What do we mean when we talk about a ‘Clean Signal’?
Today’s IT organizations face a huge – and growing – problem. The infrastructure undergirding today's business services generates tidal waves of events. In turn, monitoring and management systems create alerts that provide a window into all of the problems, roadblocks, challenges, and of course, reboots, that are impacting the delivery of your services.
These millions of raw events and associated alerts are inundating even the most well-equipped and staffed IT teams.
As the deluge continues, it often becomes impossible to get a handle on the most important questions: Which business services and users are impacted – and to what degree? What is really causing this event? How quickly can we identify the source of the problem and fix it?
The necessity of filtering out irrelevant events to reveal true root cause – and its true business impact – is the heart of the concept of the Clean Signal.
The Layered Approach
As you know if you are a regular consumer of IT industry blogs, a wide variety of IT impact technologies exist, and they tackle various layers of the problem:
- You’ll find that the challenge raised by the flood of log messages, telemetry data, and system alerts can be approached initially by paying attention only to those data and messages that indicate a change of state – to ensure that the transition is not some kind of glitch.
- It is a critical requirement that your monitoring system has knowledge of the network configuration. For instance, the failure of an upstream device carries with it the high likelihood that a downstream device will eventually be adversely affected.
- Your management/monitoring technology must understand the applications being run, as well as the application-level dependencies that exist to provide true root cause analysis. For a simple example, email cannot be delivered without functioning DNS availability. But since DNS is a behind-the-scenes service, it may not be readily apparent that the problem doesn’t reside with the mail server.
The knowledge base that allows for these degrees of correlation and integration should also provide established threshold levels and other pertinent data in a rules-based event processing environment.
The holy grail, of course, is to determine the true root cause and obtain a clear knowledge of the affected business service. That’s the Clean Signal. But once you find the Clean Signal, what happens next is how you derive value.
You still need to take the steps to correct the issue while making sure the remediation of the entire process that keeps the impacted business service running is minimal and as unobtrusive as possible.
Having the sophistication described above – with, for example, a monitoring and management system that comprises a comprehensive service topology description with which to correlate incidents – leads naturally to some level of automated remediation.
This is achieved by referencing a library of workflows, both on a technical and a business level. This is the crucial step in reducing operator workload. Many, many issues that operators deal with are resolved with a simple reset of the culprit service or a reboot of a given server. Automations can take care of this, saving you time and money.
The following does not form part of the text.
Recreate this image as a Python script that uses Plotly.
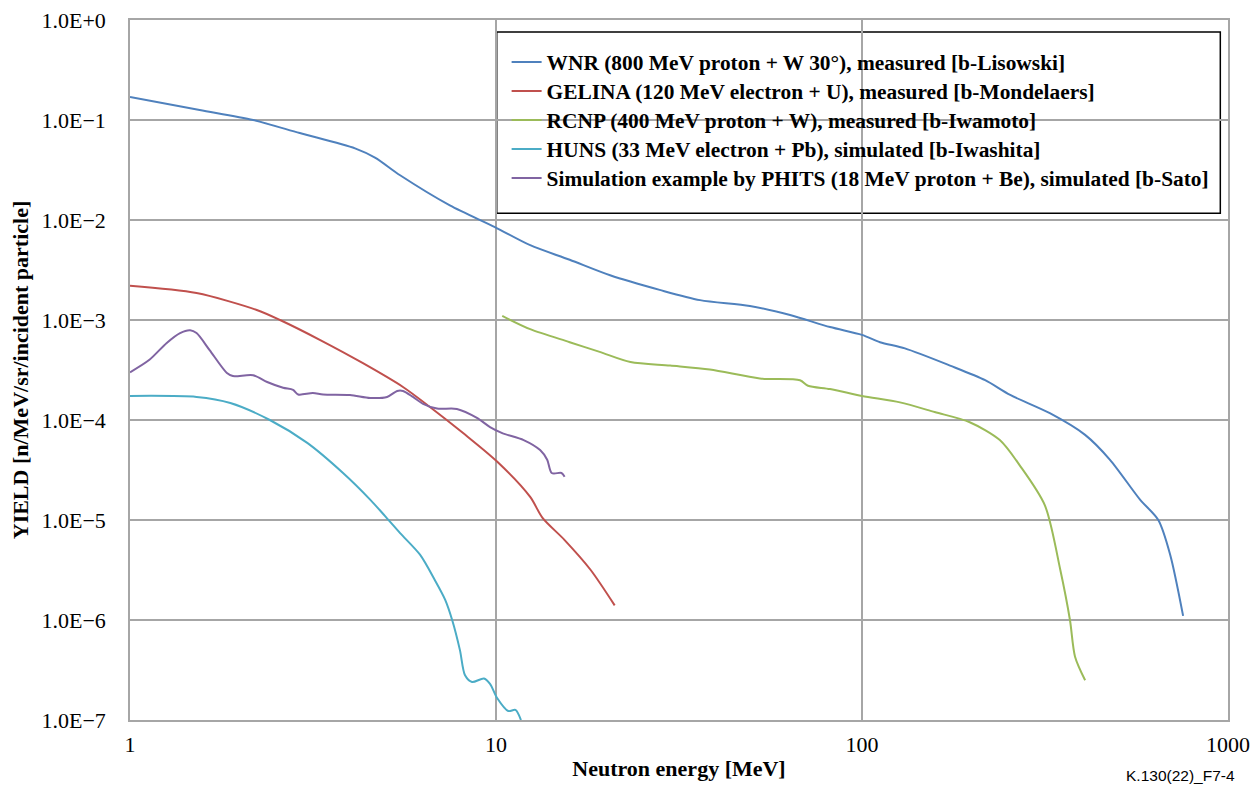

Minimal Operator Intervention
This process also includes the verification of the error condition. You don't want to initiate a remediation process against an event that may have cleared. This also ensures that operator intervention will also be as minimal as possible, allowing your valuable and scarce engineers and support personnel to concentrate on more pressing issues – like planning ahead.
In parallel, your Clean Signal should be delivered via a robust visualization layer. Today’s management and monitoring technologies allow extensive and meaningful dashboards for operators that provide easy-to-glean status of issue recognition, isolation, root cause and clean signal, event verification and remediation – available at all times.
While your IT operations platform should provide all of the functionality described here, you should also insist on a deployment model that ensures you will get the best fit for your organization. The platform's ability to pinpoint, verify and validate the cause of the event and drive the remediation will allow your IT team to deliver a predictable infrastructure – a state that you can depend on to run your revenue-generating services.
The Clean Signal gets the right information to the right person and results in measurable gains in your service uptime. Best of all, it can replace the heterogeneous gaggle of monitoring tools that you assembled in an ad-hoc manner as your business grew.